Defining the Digital Publishing Playbook Across Brands
Founded in 2003, PMC is a global digital media company representing 22 brands including Variety, Deadline, Hollywood Life, TV Line, WWD and Robb Report. Those brands receive a combined 179 million monthly active users, and 101 million video views. All of their flagship sites are on VIP.
PMC brought TVLine.com over to VIP in 2011, their first site to move on to the platform. From the start they appreciated the benefits of VIP’s expert code review as part of the site launch process, so much so that it inspired them to develop their own internal code checks for other projects.
Over the years Koen and the PMC team have turned experiences launching and optimizing sites with VIP into a wealth of internal code libraries and best practices that are then applied across PMC’s family of brands and to any newly acquired sites. This extends far beyond common themes, plugins, and tools to include shared knowledge and processes as well.
Reuse is a fundamental principle at PMC, where development on behalf of one brand is maximized for potential use across all of them. Koen explains, “We try to build each feature as a standalone component. And then if we need to use a similar feature on another site then we’ll turn it into an actual plug in, and we do have a shared plugin repository. So our plugins are basically single features that are packaged up, and have reuse across all our sites.”
This library of features includes granular elements like standard curation modules to display popular posts via various filters, and more complex sets of functionality, like PMC’s AMP integration.
Common Theme Framework
Most recently, the team developed a shared baseline theme that surfaces all possible functionality across the family of sites. The theme also incorporates all of the best practices PMC has gleaned over the years. This becomes the default starter theme for new and acquired brands. Over time all brands including legacy sites will also migrate over to that theme, all still retaining their unique look and feel.
This approach drastically reduces the work involved in maintaining features and rolling out new ones, and also allows the engineering team to easily share all of the innovations developed through work on each brand out to all of them.
Benefits at Every Level
The approach spread from product and engineering out to editorial and beyond, streamlining everything that goes in to how the work gets done.

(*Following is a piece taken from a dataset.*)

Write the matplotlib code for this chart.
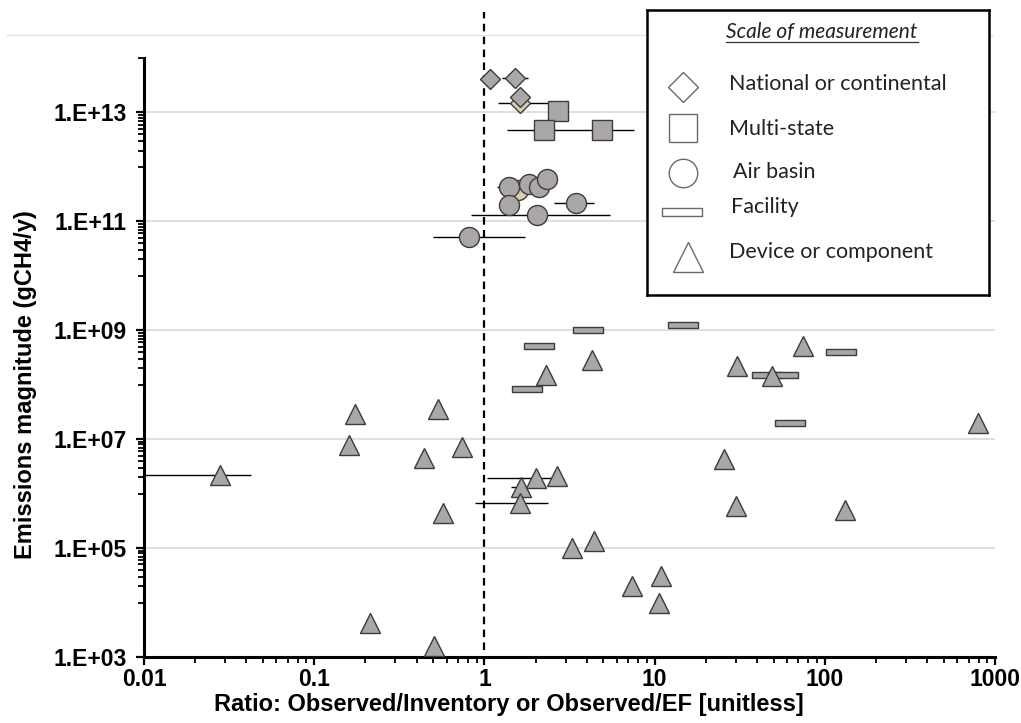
import numpy as np
import matplotlib
matplotlib.use("Agg")
import matplotlib.pyplot as plt
from matplotlib.lines import Line2D
from matplotlib.path import Path
from matplotlib.ticker import FixedLocator, FuncFormatter, NullFormatter

# ---------------- data: ratio (x) and emissions magnitude in gCH4/y (y) ----------------
# National or continental
nat_x = [1.08, 1.51, 1.61]
nat_y = [4.2e13, 4.3e13, 1.96e13]
nat_alt_x = [1.61]
nat_alt_y = [1.5e13]

# Multi-state
multi_x = [2.70, 2.25, 4.9]
multi_y = [1.05e13, 4.8e12, 4.8e12]

# Air basin
basin_x = [1.40, 1.82, 2.10, 2.33, 1.40, 2.03, 3.45, 0.81]
basin_y = [4.3e11, 4.8e11, 4.2e11, 6.0e11, 2.04e11, 1.29e11, 2.2e11, 5.1e10]
basin_alt_x = [1.57]
basin_alt_y = [3.7e11]

# Facility
fac_x = [2.08, 4.07, 14.7, 1.79, 124, 46, 57, 62.6]
fac_y = [5.2e8, 1.03e9, 1.23e9, 8.5e7, 4.0e8, 1.5e8, 1.5e8, 2.0e7]

# Device or component
dev_x = [0.028, 0.16, 0.174, 0.443, 0.537, 0.575, 0.738, 0.213, 0.507,
         1.64, 2.02, 2.67, 1.61, 3.27, 4.38, 7.36, 10.95, 10.6,
         25.4, 30.2, 131, 2.31, 4.28, 30.6, 48.7, 74, 798]
dev_y = [2.2e6, 7.8e6, 2.9e7, 4.6e6, 3.6e7, 4.4e5, 7.3e6, 4.2e3, 1.6e3,
         1.32e6, 1.96e6, 2.1e6, 6.6e5, 1.0e5, 1.33e5, 1.98e4, 3.06e4, 1.0e4,
         4.4e6, 5.9e5, 5.0e5, 1.5e8, 2.8e8, 2.2e8, 1.45e8, 5.2e8, 2.0e7]

# Uncertainty ranges on the ratio (y level, low, high)
err_y = [4.2e13, 4.3e13, 1.5e13, 4.8e12, 4.3e11, 1.29e11, 2.2e11, 5.1e10,
         2.2e6, 1.96e6, 1.32e6, 6.6e5]
err_lo = [0.95, 1.27, 1.20, 1.35, 1.18, 0.83, 2.55, 0.50,
          0.005, 1.03, 1.43, 0.88]
err_hi = [1.20, 1.80, 2.50, 7.55, 1.60, 5.46, 4.42, 1.74,
          0.0425, 2.50, 1.87, 2.35]

x_ticks = [0.01, 0.1, 1, 10, 100, 1000]
x_ticklabels = ["0.01", "0.1", "1", "10", "100", "1000"]
y_ticks = [1e3, 1e5, 1e7, 1e9, 1e11, 1e13]

legend_labels = ["National or continental", "Multi-state", "Air basin",
                 "Facility", "Device or component"]

# ---------------- styling ----------------
W, H = 1021, 723
FILL = "#aba7a7"
EDGE = "#3c3c3c"
ALT_FILL = "#d8ceb2"
GRID = "#d9d9d9"
AX_FONT = "Liberation Sans"

# Flat bar-shaped marker for facilities
bar_marker = Path([(-1, -0.2), (1, -0.2), (1, 0.2), (-1, 0.2), (-1, -0.2)],
                  [Path.MOVETO, Path.LINETO, Path.LINETO, Path.LINETO, Path.CLOSEPOLY])

fig = plt.figure(figsize=(W / 100, H / 100), dpi=100)
L, R, B, T = 144, 995, 657, 58
ax = fig.add_axes([L / W, 1 - B / H, (R - L) / W, (B - T) / H])
ax.set_xscale("log")
ax.set_yscale("log")
ax.set_xlim(0.01, 1000)
ax.set_ylim(1e3, 1e14)

# axes frame
for side in ("top", "right"):
    ax.spines[side].set_visible(False)
for side in ("left", "bottom"):
    ax.spines[side].set_linewidth(2.2)
    ax.spines[side].set_color("black")

# ticks
ax.xaxis.set_major_locator(FixedLocator(x_ticks))
ax.xaxis.set_major_formatter(FuncFormatter(lambda v, p: x_ticklabels[x_ticks.index(v)] if v in x_ticks else ""))
x_minor = [k * 10.0 ** e for e in range(-2, 3) for k in range(2, 10)]
ax.xaxis.set_minor_locator(FixedLocator(x_minor))
ax.xaxis.set_minor_formatter(NullFormatter())

ax.yaxis.set_major_locator(FixedLocator(y_ticks))
ax.yaxis.set_major_formatter(FuncFormatter(lambda v, p: "1.E+%02d" % int(round(np.log10(v)))))
y_minor = [k * 10.0 ** e for e in (4, 6, 8, 10, 12) for k in range(1, 10)] + [1e14]
ax.yaxis.set_minor_locator(FixedLocator(y_minor))
ax.yaxis.set_minor_formatter(NullFormatter())

ax.tick_params(which="major", direction="out", length=5.5, width=1.6, color="black")
ax.tick_params(which="minor", direction="out", length=4.0, width=1.3, color="black")
ax.tick_params(axis="x", which="major", pad=2.5)
ax.tick_params(axis="y", which="major", pad=7)
for lab in ax.get_xticklabels() + ax.get_yticklabels():
    lab.set_fontfamily(AX_FONT)
    lab.set_fontweight("bold")
    lab.set_fontsize(16.5)

ax.yaxis.grid(True, which="major", color=GRID, linewidth=1.2, zorder=0)
ax.set_axisbelow(True)

ax.set_xlabel("Ratio: Observed/Inventory or Observed/EF [unitless]",
              fontfamily=AX_FONT, fontweight="bold", fontsize=17, labelpad=1)
ax.set_ylabel("Emissions magnitude (gCH4/y)",
              fontfamily=AX_FONT, fontweight="bold", fontsize=17, labelpad=12)
# axis titles sit off-centre along their axes
ax.xaxis.label.set_x((509 - L) / (R - L))
ax.yaxis.label.set_y((B - 385) / (B - T))

# reference line at ratio = 1
ax.axvline(1, ymin=(B - 650) / (B - T), ymax=(B - 12) / (B - T), clip_on=False,
           color="black", linewidth=1.6, linestyle=(0, (3.4, 2.4)), zorder=2)

# uncertainty bars
ax.hlines(err_y, err_lo, err_hi, colors="black", linewidth=1.0, zorder=3)

mk = dict(linestyle="none", markeredgecolor=EDGE, markeredgewidth=1.0, zorder=4)
ax.plot(nat_alt_x, nat_alt_y, marker="D", markersize=10.2, markerfacecolor=ALT_FILL, **mk)
ax.plot(basin_alt_x, basin_alt_y, marker="o", markersize=14.4, markerfacecolor=ALT_FILL, **mk)
ax.plot(fac_x, fac_y, marker=bar_marker, markersize=21.6, markerfacecolor=FILL, **mk)
ax.plot(dev_x, dev_y, marker="^", markersize=14.4, markerfacecolor=FILL, **mk)
ax.plot(basin_x, basin_y, marker="o", markersize=14.4, markerfacecolor=FILL, **mk)
ax.plot(nat_x, nat_y, marker="D", markersize=10.2, markerfacecolor=FILL, **mk)
ax.plot(multi_x, multi_y, marker="s", markersize=15, markerfacecolor=FILL, **mk)

# thin rule along the top of the chart area
fig.add_artist(Line2D([7 / W, 993 / W], [1 - 35 / H] * 2, color="#e3e3e3", linewidth=1.0))

# ---------------- legend box ----------------
LX0, LX1, LY0, LY1 = 647, 989, 10, 295
lax = fig.add_axes([LX0 / W, 1 - LY1 / H, (LX1 - LX0) / W, (LY1 - LY0) / H], zorder=5)
lax.set_xlim(LX0, LX1)
lax.set_ylim(LY1, LY0)
lax.set_xticks([])
lax.set_yticks([])
lax.set_facecolor("white")
for s in lax.spines.values():
    s.set_linewidth(1.8)
    s.set_color("black")

LFONT = "Lato"
lax.text(822, 32, "Scale of measurement", ha="center", va="center",
         fontfamily=LFONT, fontstyle="italic", fontsize=15, color="#222222")
lax.plot([726, 918], [42, 42], color="#333333", linewidth=0.9)

leg_marker = dict(linestyle="none", markerfacecolor="white", markeredgecolor="#6a6a6a",
                  markeredgewidth=1.0)
lax.plot([683], [87], marker="D", markersize=15.3, **leg_marker)
lax.plot([683], [128], marker="s", markersize=20, **leg_marker)
lax.plot([683], [173], marker="o", markersize=20.5, **leg_marker)
lax.plot([682], [212], marker=bar_marker, markersize=28.8, **leg_marker)
lax.plot([688], [257], marker="^", markersize=22, **leg_marker)

text_pos = [(729, 84), (729, 129), (733, 172), (731, 207), (729, 252)]
for (tx, ty), lab in zip(text_pos, legend_labels):
    lax.text(tx, ty, lab, ha="left", va="center", fontfamily=LFONT, fontsize=15.5,
             color="#222222")

fig.savefig("out.png", dpi=100)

The SEO team has their own common tools and practices. They support all of the editorial teams across the company, and they all work the same way. The same goes for the teams that run onboarding for writers and editors, and for the publishing processes within each brand. In establishing a common language and way of working, it knits together the culture of many smaller groups and makes resources more fungible.

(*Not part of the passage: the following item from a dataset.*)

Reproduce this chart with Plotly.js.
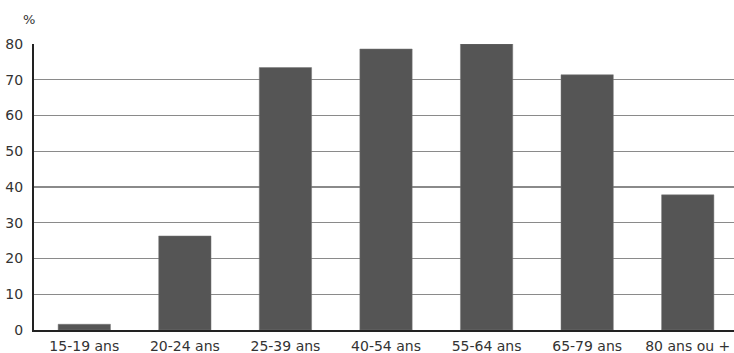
<!DOCTYPE html>
<html><head><meta charset="utf-8">
<script src="https://cdn.plot.ly/plotly-3.0.1.min.js"></script>
<style>html,body{margin:0;padding:0;background:#fff}</style>
</head><body>
<div id="chart" style="width:734px;height:353px"></div>
<script>
const categories = ["15-19 ans","20-24 ans","25-39 ans","40-54 ans","55-64 ans","65-79 ans","80 ans ou +"];
const values = [1.6, 26.3, 73.4, 78.6, 80.0, 71.4, 37.8];
const yTicks = [0,10,20,30,40,50,60,70,80];

Plotly.newPlot('chart', [{
  type:'bar', x:categories, y:values,
  marker:{color:'#555555', line:{color:'#777', width:0.5}},
  hoverinfo:'none'
}], {
  width:734, height:353,
  margin:{l:34, r:0, t:44, b:23},
  paper_bgcolor:'#fff', plot_bgcolor:'#fff',
  bargap:0.48,
  showlegend:false,
  font:{family:'DejaVu Sans, Verdana, sans-serif', size:14, color:'#333'},
  xaxis:{type:'category', range:[-0.5,6.46], showgrid:false, showline:true, linecolor:'#222', linewidth:2, ticks:'', tickfont:{size:14, color:'#333'}, ticklabelstandoff:2, zeroline:false},
  yaxis:{range:[0,80], tickvals:yTicks, showgrid:true, gridcolor:'#8a8a8a', gridwidth:1.2, showline:true, linecolor:'#222', linewidth:2, ticks:'', ticklabelstandoff:6, zeroline:false, tickfont:{size:14, color:'#333'}},
  annotations:[{text:'%', xref:'paper', yref:'paper', x:-0.007, y:1.0, yshift:25, xanchor:'center', yanchor:'middle', showarrow:false, font:{size:13, color:'#333'}}]
}, {staticPlot:true});
</script>
</body></html>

“They’re able to work across brands a lot better because there’s a common language there. It’s interesting to see how the things we’re streamlining within product and engineering have this knock on effect across the entire company.”
Defining and maintaining best practices has improved the business in immeasurable ways. It has made product and engineering more efficient, and brought major benefits to the C-suite as well.

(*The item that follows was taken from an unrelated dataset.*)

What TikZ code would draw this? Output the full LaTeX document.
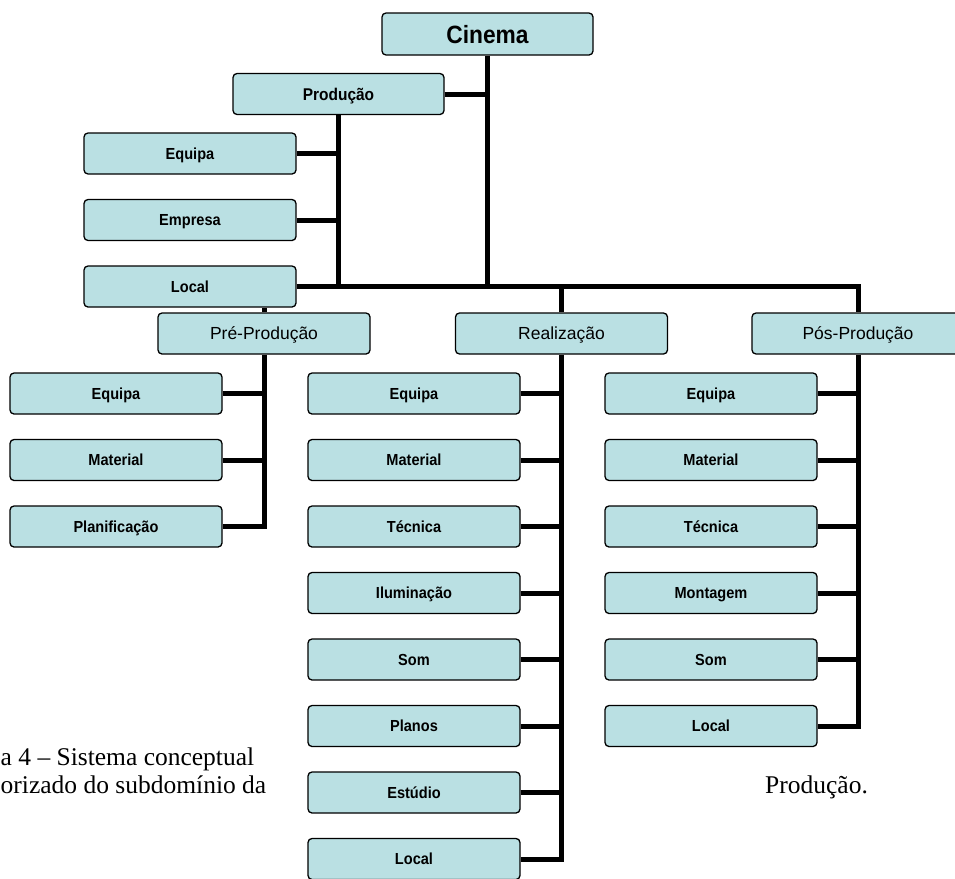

- Product teams can quickly find solutions for other stakeholders they are working with, rather than always needing to come up with answers from scratch. There are features already built, along with training materials and documentation, for any challenge the company has already come across.
- Training and onboarding is smooth and scalable. It’s easier for knowledge to spread to new people who need it. This results in a strong alignment across product teams and throughout the company.
- The leadership team uses this shared knowledge to quickly and effectively evaluate possible acquisition targets. They can accurately assess the capabilities of external publishing teams and infrastructure, and approximate the level of investment that would be required to bring them to parity with PMC standards.
“One of the things that I’m consistently impressed with is our executive team, and more specifically with our CEO Jay Penske, the level of really detailed understanding they have of our technology, and our platforms and our capabilities.”
Working with VIP
Like any good partnership, the opportunities for learning are bidirectional. PMC benefits from VIP’s industry-leading infrastructure and extensive experience in supporting enterprise WordPress applications at scale. In turn, PMC’s own drive for continuous improvement pushes VIP to find new ways to support emerging needs.
“The VIP platform is not static, it’s not like ‘Okay, this is what you get.’ Koen explains. “It’s more collaborative really. They understand what companies are looking for and why it’s important, and they try to look at ways they can address that within the platform, and that’s super encouraging.”